Much of this growth is tied directly to infrastructure. Google's custom TPU chips, which are purpose-built for AI workloads, are central to what the company is offering enterprises. At Google Cloud Next 2026, the company unveiled its eighth-generation TPUs with a dual-chip approach: the TPU 8t, which is optimized for training and delivers three times the processing power of the previous generation, and the TPU 8i, which is designed for inference with 80% better performance per dollar than its predecessor. The company is also beginning to sell TPU hardware directly to select customers for installation in their own data centers, opening a new revenue stream beyond the traditional cloud services model. The Virgo Network, a new megascale data center fabric designed to support massive clusters of interconnected chips, was announced alongside the new TPUs as part of a broader infrastructure buildout meant to address the capacity crunch.
Alphabet as a whole reported first quarter net income of $62.6 billion, or $5.11 per share, on total revenue of $109.9 billion, up 22% year-over-year. The company beat Wall Street expectations, which had anticipated earnings per share of $2.62 on revenue of $107.1 billion. The gap between what analysts expected and what Alphabet delivered underscores how much momentum the AI infrastructure wave is generating across the business. Capital expenditure for the quarter came in at $35.7 billion, and the company raised its full-year 2026 capex guidance to a range of $180 billion to $190 billion, up from the prior guidance of $175 billion to $185 billion. Chief Financial Officer Anat Ashkenazi said 2027 capital expenditure is expected to increase significantly compared to 2026, a signal that the infrastructure buildout is not a one-year push but a multi-year structural commitment.
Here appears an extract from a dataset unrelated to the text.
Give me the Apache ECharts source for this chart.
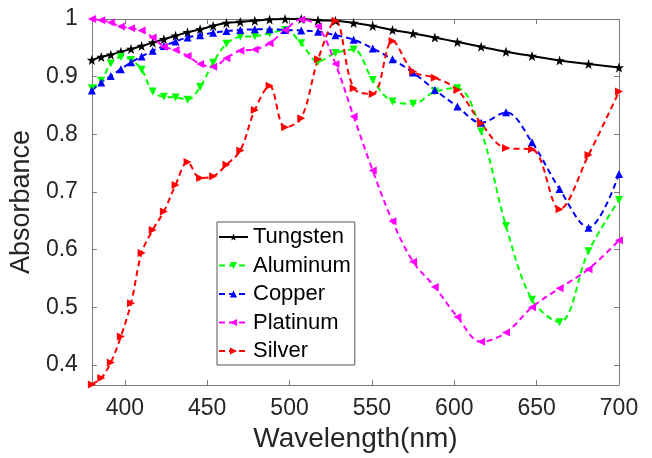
<!DOCTYPE html>
<html>
<head>
<meta charset="utf-8">
<script src="https://cdn.jsdelivr.net/npm/echarts@6/dist/echarts.min.js"></script>
<style>
html,body{margin:0;padding:0;background:#fff;}
#chart{width:652px;height:458px;}
</style>
</head>
<body>
<div id="chart"></div>
<script>
// Wavelength samples (nm), shared by all series
var wavelengths = [380.0,385.7,391.5,397.6,403.8,410.2,416.9,423.7,430.8,438.1,445.7,453.6,461.7,470.1,478.9,487.9,497.3,507.1,517.3,527.9,538.9,550.5,562.5,575.0,588.2,601.9,616.3,631.4,647.2,663.9,681.5,700.0];
var tungsten = [0.929,0.934,0.938,0.943,0.948,0.953,0.959,0.965,0.971,0.977,0.982,0.988,0.993,0.995,0.997,0.999,1.0,1.0,0.998,0.997,0.993,0.988,0.981,0.975,0.968,0.960,0.952,0.943,0.936,0.928,0.922,0.916];
var aluminum = [0.880,0.893,0.923,0.934,0.929,0.912,0.874,0.865,0.864,0.860,0.882,0.924,0.957,0.969,0.970,0.975,0.981,0.958,0.926,0.941,0.947,0.894,0.857,0.853,0.874,0.880,0.805,0.641,0.513,0.474,0.597,0.686];
var copper = [0.876,0.890,0.901,0.913,0.925,0.935,0.945,0.953,0.961,0.968,0.972,0.976,0.979,0.981,0.982,0.982,0.981,0.980,0.978,0.972,0.964,0.949,0.930,0.907,0.877,0.848,0.820,0.838,0.786,0.705,0.638,0.731];
var platinum = [1.0,0.998,0.994,0.987,0.984,0.980,0.968,0.952,0.946,0.936,0.922,0.917,0.932,0.945,0.947,0.958,0.981,0.999,0.987,0.922,0.831,0.737,0.649,0.579,0.535,0.483,0.440,0.456,0.500,0.533,0.566,0.616];
var silver = [0.366,0.377,0.404,0.449,0.507,0.594,0.634,0.666,0.712,0.752,0.724,0.727,0.747,0.772,0.842,0.884,0.812,0.828,0.930,0.997,0.880,0.870,0.962,0.909,0.898,0.877,0.819,0.776,0.774,0.670,0.764,0.874];
var xTicks = [400,450,500,550,600,650,700];
var yTicks = [0.4,0.5,0.6,0.7,0.8,0.9,1.0];
var seriesNames = ['Tungsten','Aluminum','Copper','Platinum','Silver'];

function pairs(vals){ return wavelengths.map(function(x,i){ return [x, vals[i]]; }); }

var FONT = "'Liberation Sans', Arial, sans-serif";
var AX = '#7a7a7a';
var TXT = '#262626';
var star = 'path://M0,-10 L2.35,-3.24 L9.51,-3.09 L3.8,1.24 L5.88,8.09 L0,4 L-5.88,8.09 L-3.8,1.24 L-9.51,-3.09 L-2.35,-3.24 Z';

function dashed(name, vals, color, rot){
  return {
    name: name, type: 'line', data: pairs(vals), smooth: 0.35,
    symbol: 'triangle', symbolSize: 8, symbolRotate: rot,
    lineStyle: {color: color, width: 2, type: [6,4]},
    itemStyle: {color: color}, z: 3
  };
}

var chart = echarts.init(document.getElementById('chart'), null, {renderer: 'canvas'});
chart.setOption({
  animation: false,
  backgroundColor: '#fff',
  textStyle: {fontFamily: FONT},
  grid: {left: 86, right: 33, top: 19, bottom: 73, containLabel: false},
  legend: {
    orient: 'vertical', left: 217, top: 222,
    padding: [4, 4, 3, 1], itemGap: 6.5, itemWidth: 29, itemHeight: 9,
    borderColor: '#555', borderWidth: 1, backgroundColor: '#fff',
    textStyle: {fontSize: 22, color: '#000', fontFamily: FONT, lineHeight: 22},
    data: seriesNames
  },
  xAxis: [{
    type: 'value', min: 380, max: 700, position: 'bottom',
    name: 'Wavelength(nm)', nameLocation: 'middle', nameGap: 37,
    nameTextStyle: {fontSize: 28, color: TXT, fontFamily: FONT},
    axisLine: {show: true, lineStyle: {color: AX, width: 1}},
    axisTick: {show: true, inside: true, length: 5, customValues: xTicks, lineStyle: {color: AX}},
    axisLabel: {show: true, customValues: xTicks, margin: 12, fontSize: 23, color: TXT, fontFamily: FONT},
    splitLine: {show: false}
  }, {
    type: 'value', min: 380, max: 700, position: 'top',
    axisLine: {show: true, onZero: false, lineStyle: {color: AX, width: 1}},
    axisTick: {show: true, inside: true, length: 5, customValues: xTicks, lineStyle: {color: AX}},
    axisLabel: {show: false}, splitLine: {show: false}
  }],
  yAxis: [{
    type: 'value', min: 0.365, max: 1, position: 'left',
    name: 'Absorbance', nameLocation: 'middle', nameGap: 46,
    nameTextStyle: {fontSize: 27, color: TXT, fontFamily: FONT},
    axisLine: {show: true, lineStyle: {color: AX, width: 1}},
    axisTick: {show: true, inside: true, length: 5, customValues: yTicks, lineStyle: {color: AX}},
    axisLabel: {show: true, customValues: yTicks, margin: 14, fontSize: 23, color: TXT, fontFamily: FONT,
      formatter: function(v){ return String(+(+v).toFixed(1)); }},
    splitLine: {show: false}
  }, {
    type: 'value', min: 0.365, max: 1, position: 'right',
    axisLine: {show: true, onZero: false, lineStyle: {color: AX, width: 1}},
    axisTick: {show: true, inside: true, length: 5, customValues: yTicks, lineStyle: {color: AX}},
    axisLabel: {show: false}, splitLine: {show: false}
  }],
  series: [
    {
      name: 'Tungsten', type: 'line', data: pairs(tungsten), smooth: true,
      symbol: star, symbolSize: 10,
      lineStyle: {color: '#000', width: 2}, itemStyle: {color: '#000'}, z: 3
    },
    dashed('Aluminum', aluminum, '#00ff00', 180),
    dashed('Copper', copper, '#0000ff', 0),
    dashed('Platinum', platinum, '#ff00ff', 90),
    dashed('Silver', silver, '#ff0000', -90)
  ]
});
</script>
</body>
</html>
That capex guidance update was the detail that created some unease among investors after the earnings call. The scale of spending required to capitalize on AI infrastructure demand is significant, and the pressure it puts on free cash flow over multiple years is a legitimate concern for those watching Alphabet's margin profile. Pichai framed the spending philosophy around return on invested capital, arguing that the company's vertically integrated approach, controlling its own frontier models, its own silicon, and its own cloud infrastructure, gives it a durable advantage that justifies the investment. The integrated stack is indeed what differentiates Google Cloud from competitors who rely more heavily on third-party hardware.
For the MENA region, the Google Cloud milestone has direct and meaningful implications. Google Cloud and Saudi Arabia's Public Investment Fund announced a $10 billion partnership in 2025 to build a global AI hub in the Kingdom through Humain, the PIF-backed AI entity. That partnership makes Google one of the most consequential technology investors in Saudi Arabia's AI infrastructure push, which itself targets 1.9 gigawatts of data center capacity by 2030. The GCC data center market, valued at $3.48 billion in 2024, is projected to grow to $9.49 billion by 2030, and Google Cloud is already operating data centers in Saudi Arabia and Qatar, with further expansion actively under discussion in Kuwait, the UAE, and other markets in the region. Technology spending across MENA is forecast to reach $169 billion in 2026, and the AI infrastructure arms race playing out across the Gulf is part of the same global supply crunch that Pichai referenced on the earnings call. The demand that is constraining Google Cloud globally is being generated in part by the commitments it has already made to the region.
The $462 billion backlog is the most striking number from this earnings report, not because it represents revenue Google has earned but because it represents revenue Google has been promised and cannot yet deliver. It is the clearest signal yet that the physical infrastructure of AI, the chips, the data centers, the power, and the cooling, has become the binding constraint on how quickly the enterprise AI economy can actually grow. Google is building aggressively to address that constraint. The question is whether it can build fast enough to stay ahead of the demand it has already committed to serve.